Di sisi lain, penerimaan Negara Bukan Pajak (PNBP) mendominasi pendapatan negara di Kalsel dengan kontribusi 95%.
Namun, PNBP juga mengalami penurunan sebesar 61,38%, terutama dari sektor lelang, pendapatan aset negara, dan jasa layanan Badan Layanan Umum (BLU).
Pendapatan APBD Kalsel pada Januari 2025 hanya mencapai Rp1,47 triliun (3,52% dari target), terkontraksi hingga 70,61% dibandingkan tahun lalu.
Pendapatan transfer dari pusat masih menjadi sumber utama, mencakup 92% dari total pendapatan daerah.
Kota Banjarmasin mencatat realisasi tertinggi sebesar 8,1% dari target, sementara Kabupaten Tapin menjadi yang terendah.
Belanja daerah juga mengalami kontraksi signifikan. Realisasi belanja APBD hanya mencapai Rp497,92 miliar atau 1,05% dari pagu, turun 62,7% dibandingkan tahun lalu.
Penurunan terbesar terjadi pada belanja transfer, yang turun 97,2% akibat perubahan skema kebijakan opsen pajak.

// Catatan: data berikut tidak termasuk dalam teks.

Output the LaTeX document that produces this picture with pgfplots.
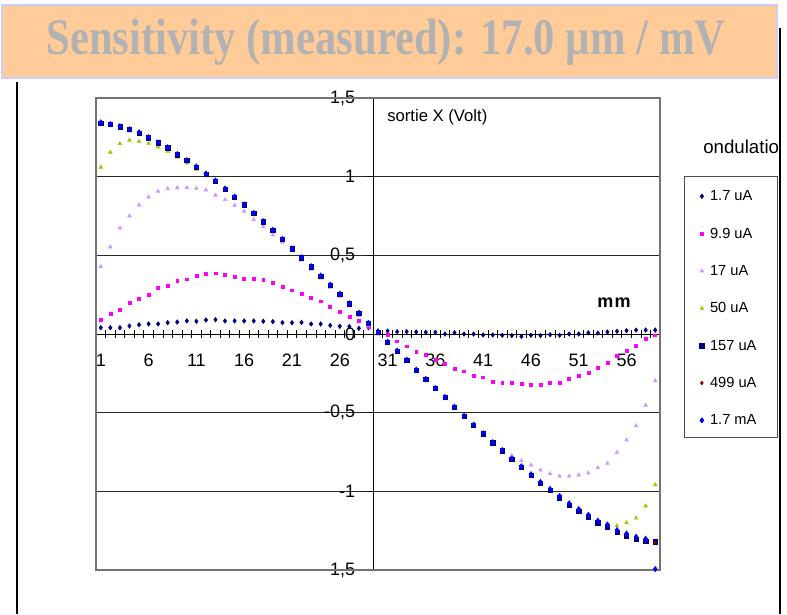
\documentclass[border=0pt]{standalone}
\usepackage{fontspec}
\setmainfont{Liberation Sans}
\newfontfamily\titlefont{Liberation Serif}
\usepackage{graphicx}
\usepackage{pgfplots}
\pgfplotsset{compat=1.18}
\usepackage{pgfplotstable}

\definecolor{navyx}{HTML}{000080}
\definecolor{magx}{HTML}{FF00FF}
\definecolor{lavx}{HTML}{CC99FF}
\definecolor{limex}{HTML}{99CC00}
\definecolor{redx}{HTML}{800000}
\definecolor{bluex}{HTML}{0000FF}
\definecolor{bannerx}{HTML}{FFCC99}
\definecolor{bannerline}{HTML}{CCCCFF}
\definecolor{titlegray}{HTML}{B2B2B2}

\pgfplotstableread{
k N M L G S R B
1 0.040 0.093 0.428 1.060 1.339 1.346 1.345
2 0.040 0.127 0.553 1.155 1.331 1.337 1.334
3 0.040 0.153 0.674 1.210 1.318 1.324 1.320
4 0.051 0.201 0.750 1.231 1.299 1.305 1.300
5 0.059 0.225 0.820 1.225 1.278 1.284 1.282
6 0.064 0.250 0.871 1.212 1.248 1.254 1.250
7 0.064 0.292 0.907 1.189 1.216 1.222 1.218
8 0.072 0.309 0.924 1.161 1.184 1.190 1.186
9 0.076 0.337 0.930 1.125 1.140 1.146 1.143
10 0.083 0.348 0.930 1.087 1.102 1.108 1.104
11 0.081 0.373 0.926 1.047 1.062 1.068 1.064
12 0.089 0.380 0.915 1.006 1.017 1.023 1.019
13 0.091 0.386 0.882 0.963 0.973 0.979 0.975
14 0.083 0.375 0.854 0.912 0.922 0.928 0.924
15 0.083 0.364 0.818 0.861 0.871 0.877 0.873
16 0.083 0.352 0.780 0.811 0.821 0.827 0.823
17 0.083 0.352 0.727 0.757 0.767 0.773 0.769
18 0.081 0.343 0.682 0.704 0.714 0.720 0.716
19 0.079 0.324 0.629 0.649 0.659 0.665 0.661
20 0.072 0.301 0.583 0.592 0.602 0.608 0.604
21 0.072 0.278 0.532 0.532 0.542 0.548 0.544
22 0.074 0.256 0.470 0.475 0.485 0.491 0.487
23 0.064 0.233 0.412 0.418 0.428 0.434 0.430
24 0.064 0.208 0.355 0.359 0.369 0.375 0.371
25 0.055 0.176 0.297 0.301 0.311 0.317 0.313
26 0.049 0.144 0.240 0.244 0.254 0.260 0.256
27 0.047 0.108 0.180 0.183 0.193 0.199 0.195
28 0.036 0.085 0.118 0.122 0.132 0.138 0.134
29 0.040 0.046 0.055 0.058 0.068 0.074 0.070
30 0.020 0.015 0.000 0.002 0.010 0.016 0.012
31 0.019 -0.006 -0.058 -0.059 -0.051 -0.047 -0.049
32 0.015 -0.046 -0.115 -0.116 -0.108 -0.104 -0.106
33 0.015 -0.078 -0.172 -0.173 -0.165 -0.161 -0.163
34 0.013 -0.112 -0.235 -0.237 -0.229 -0.225 -0.227
35 0.011 -0.131 -0.294 -0.296 -0.288 -0.284 -0.286
36 0.011 -0.163 -0.350 -0.353 -0.345 -0.341 -0.343
37 0.000 -0.191 -0.408 -0.411 -0.403 -0.399 -0.401
38 0.008 -0.218 -0.467 -0.472 -0.464 -0.460 -0.462
39 0.000 -0.237 -0.525 -0.531 -0.523 -0.519 -0.521
40 0.000 -0.265 -0.578 -0.586 -0.578 -0.574 -0.576
41 -0.006 -0.275 -0.632 -0.642 -0.634 -0.630 -0.631
42 -0.006 -0.301 -0.687 -0.699 -0.691 -0.687 -0.688
43 -0.008 -0.309 -0.735 -0.750 -0.742 -0.738 -0.738
44 -0.010 -0.312 -0.772 -0.805 -0.797 -0.793 -0.792
45 -0.015 -0.318 -0.805 -0.855 -0.847 -0.843 -0.841
46 -0.008 -0.324 -0.833 -0.906 -0.898 -0.894 -0.891
47 -0.010 -0.324 -0.865 -0.957 -0.949 -0.944 -0.941
48 -0.004 -0.307 -0.888 -1.002 -0.994 -0.989 -0.985
49 -0.008 -0.307 -0.903 -1.048 -1.040 -1.034 -1.030
50 0.000 -0.286 -0.903 -1.095 -1.087 -1.080 -1.076
51 0.000 -0.265 -0.896 -1.133 -1.125 -1.118 -1.113
52 0.008 -0.244 -0.884 -1.169 -1.161 -1.154 -1.149
53 0.006 -0.214 -0.850 -1.195 -1.200 -1.192 -1.187
54 0.013 -0.182 -0.822 -1.208 -1.225 -1.216 -1.211
55 0.017 -0.140 -0.752 -1.219 -1.261 -1.252 -1.246
56 0.021 -0.106 -0.674 -1.200 -1.284 -1.275 -1.268
57 0.025 -0.076 -0.583 -1.170 -1.305 -1.296 -1.289
58 0.025 -0.032 -0.453 -1.093 -1.318 -1.312 -1.302
59 0.025 -0.008 -0.297 -0.958 -1.320 -1.325 -1.494
}\datatab

\begin{document}
\begin{tikzpicture}
\begin{scope}[x=0.75pt,y=-0.75pt]
  \path[use as bounding box] (0,0) rectangle (787,614);
  \fill[white] (0,0) rectangle (787,614);
  \draw[black, line width=0.8pt] (17,82) -- (17,614);
  \draw[black, line width=0.8pt] (780,28) -- (780,614);
  \draw[bannerline, fill=bannerx, line width=1.5pt] (2,5) rectangle (777,78);
  \node[text=titlegray, font=\titlefont\bfseries\fontsize{32}{32}\selectfont] at (386,42)
     {\scalebox{1}[1.2]{Sensitivity (measured): 17.0 µm / mV}};
  \draw[black!70, line width=0.6pt] (684,176) rectangle (777,437);
  \node[anchor=base west, inner sep=0pt, font=\fontsize{14}{14}\selectfont] at (703,153) {ondulatio};
  \node[anchor=base west, inner sep=0pt, font=\fontsize{12.5}{13}\selectfont] at (387,121.7) {sortie X (Volt)};
  \node[inner sep=0pt, font=\bfseries\fontsize{13.5}{13.5}\selectfont] at (614,303) {m\kern1pt m};
\end{scope}

\begin{axis}[
  at={(72pt,-427.5pt)}, anchor=south west,
  scale only axis, width=423pt, height=354pt,
  xmin=-29, xmax=30, ymin=-1.5, ymax=1.5,
  axis x line=middle, axis y line=middle,
  every inner x axis line/.append style={-},
  every inner y axis line/.append style={-},
  axis line style={-, black, line width=0.7pt},
  hide obscured x ticks=false, hide obscured y ticks=false,
  xtick={-28.5,-23.5,-18.5,-13.5,-8.5,-3.5,1.5,6.5,11.5,16.5,21.5,26.5},
  xticklabels={1,6,11,16,21,26,31,36,41,46,51,56},
  major x tick style={draw=none},
  minor xtick={-29,-28,...,30},
  xtick align=center, minor tick length=6pt,
  ytick={-1.5,-1,-0.5,0,0.5,1,1.5},
  yticklabels={{-1,5},{-1},{-0,5},{0},{0,5},{1},{1,5}},
  ytick align=outside, major tick length=5pt,
  ymajorgrids, grid style={black!85, line width=0.5pt},
  tick style={black, line width=0.5pt},
  /pgf/number format/assume math mode=true,
  ticklabel style={font=\fontsize{13.5}{13.5}\selectfont},
  xticklabel style={yshift=-9pt},
  yticklabel style={xshift=-5pt},
  clip=false,
  legend image code/.code={\draw[mark repeat=2,mark phase=2] plot coordinates {(0pt,0pt)(3.4pt,0pt)(6.8pt,0pt)};},
  legend style={at={(axis description cs:1.070,0.8036)}, anchor=north west,
    draw=none, fill=none, inner sep=0pt, row sep=20pt,
    font=\fontsize{11}{11}\selectfont,
    nodes={inner sep=0pt, text height=7.5pt, text depth=0.5pt},
    /tikz/every odd column/.append style={column sep=4.5pt}},
  legend cell align=left,
]
\draw[black!55, line width=0.8pt] (rel axis cs:0,0) rectangle (rel axis cs:1,1);
\addplot[only marks, mark=diamond*, mark size=1.7pt, color=navyx] table[x expr=\thisrow{k}-29.5, y=N] {\datatab};
\addplot[only marks, mark=square*, mark size=1.1pt, color=magx] table[x expr=\thisrow{k}-29.5, y=M] {\datatab};
\addplot[only marks, mark=triangle*, mark size=1.6pt, color=lavx] table[x expr=\thisrow{k}-29.5, y=L] {\datatab};
\addplot[only marks, mark=triangle*, mark size=1.6pt, color=limex] table[x expr=\thisrow{k}-29.5, y=G] {\datatab};
\addplot[only marks, mark=square*, mark size=1.6pt, color=navyx] table[x expr=\thisrow{k}-29.5, y=S] {\datatab};
\addplot[only marks, mark=diamond*, mark size=1.4pt, color=redx] table[x expr=\thisrow{k}-29.5, y=R] {\datatab};
\addplot[only marks, mark=diamond*, mark size=2.0pt, color=bluex] table[x expr=\thisrow{k}-29.5, y=B] {\datatab};
\legend{1.7 uA, 9.9 uA, 17 uA, 50 uA, 157 uA, 499 uA, 1.7 mA}
\end{axis}
\end{tikzpicture}
\end{document}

Belanja barang dan jasa, serta belanja modal untuk infrastruktur, juga mengalami penurunan akibat kebijakan efisiensi belanja berdasarkan Instruksi Presiden (Inpres) No. 1 Tahun 2025.
Neraca perdagangan Kalsel masih mencatatkan surplus sebesar USD 807,43 juta pada Januari 2025.
Namun, angka ini menurun 27,67% dibandingkan bulan sebelumnya, menunjukkan perlambatan ekspor.
Sementara itu, di sektor fiskal daerah, penyaluran Dana Desa menjadi salah satu titik terang.
Hingga 31 Januari 2025, Dana Desa di tiga kabupaten, yaitu Barito Kuala, Banjar, dan Hulu Sungai Utara, berhasil disalurkan tercepat secara nasional.
Namun, secara keseluruhan, penyaluran Transfer ke Daerah (TKD) mengalami penurunan 32,66% dibandingkan tahun lalu.
Realisasi Kredit Usaha Rakyat (KUR) di Kalsel hingga Januari 2025 mencapai Rp143,56 miliar, disalurkan kepada 3.021 debitur.
Namun, angka ini masih lebih rendah dibandingkan periode yang sama tahun lalu, dengan penurunan 62,9%.
Pembiayaan Ultra Mikro (UMi) juga mengalami hambatan signifikan.
Hingga akhir Januari 2025, hanya Rp80 juta yang disalurkan kepada empat debitur, turun 98,05% dibandingkan periode yang sama tahun sebelumnya.
Faktor utama yang menghambat penyaluran ini adalah kebijakan perbankan yang lebih selektif dalam memberikan kredit serta perlambatan aktivitas ekonomi di sektor UMKM.
Meskipun ekonomi Kalsel tumbuh stabil, tantangan fiskal masih membayangi.
Penurunan penerimaan pajak dan belanja daerah yang tertahan dapat berdampak pada efektivitas stimulus ekonomi di wilayah ini.
Jika kondisi ini berlanjut, pemerintah daerah dan pusat perlu mencari solusi untuk meningkatkan pendapatan serta mempercepat realisasi belanja guna mendorong pertumbuhan yang lebih inklusif dan berkelanjutan.